Ik heb het nooit zo op die reclamecampagnes van SIRE op de tv. Ze zijn me meestal te betuttelend en te belerend. De filmpjes worden nooit bekeken door de mensen die ze zouden moeten zien. Ze versterken het wij-en-zij gevoel onder de bevolking, waarin de wij's natuurlijk de goeden zijn, en de zij's het tuig. Tenslotte: ze zijn zo confronterend; ze zijn zo wàar. Mensen lopen inderdaad de bus in zonder de chauffeur een blik waardig te keuren, terwijl ze in hun mobieltje blijven doorlullen. Mensen gooien inderdaad zonder blikken of blozen hun vuil op straat of in het bos. Je wordt niet vrolijk van dat soort filmpjes.
Toch is er momenteel een campagne aan de gang waarin ik mij wèl kan vinden: Aardige mensen, hoe gaan we er mee om? Anders dan de kranten en televisieberichten ons willen doen geloven, bestaat het overgrote deel van de mensheid natuurlijk nog steeds uit heel aardige, lieve, goedwillende mensen. Maar door al die berichten zijn we wantrouwend geworden. Wanneer iemand aardig voor ons is, is de gedachte al gauw: wat moet die man/vrouw van me?
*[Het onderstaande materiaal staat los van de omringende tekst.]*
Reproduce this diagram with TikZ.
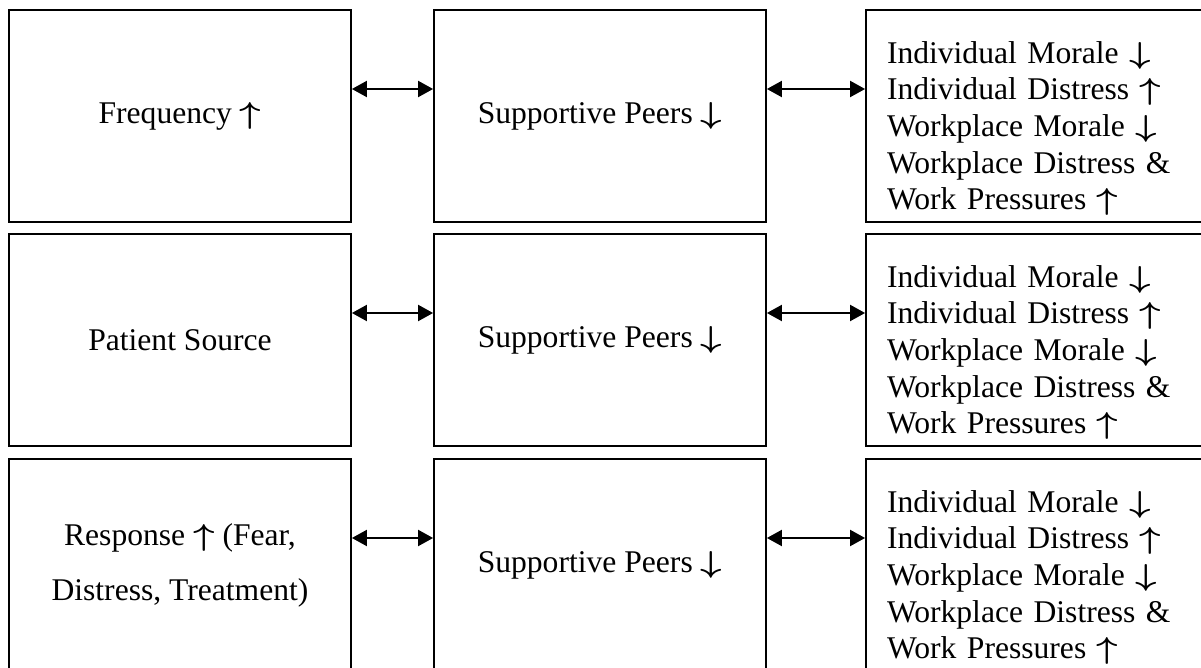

Daar moet iets achter zitten.
De hele maatschappij is inmiddels ingericht op wantrouwen en achterdocht: in de winkels hangen camera's, want we zouden wel eens kunnen gaan stelen. Een flesje parfum mag niet meer mee in het vliegtuig, want het zou een bom kunnen zijn. De overheid doet er ook flink aan mee en wil van de bijstandmoeder dat zij heel haar financiële leven blootlegt. Als iemand namens je wil stemmen wordt alles gechecked en gedoublechecked. Er zou eens iemand kunnen frauderen.
Jammer, al dat wantrouwen, want er zijn zo veel aardige mensen om ons heen.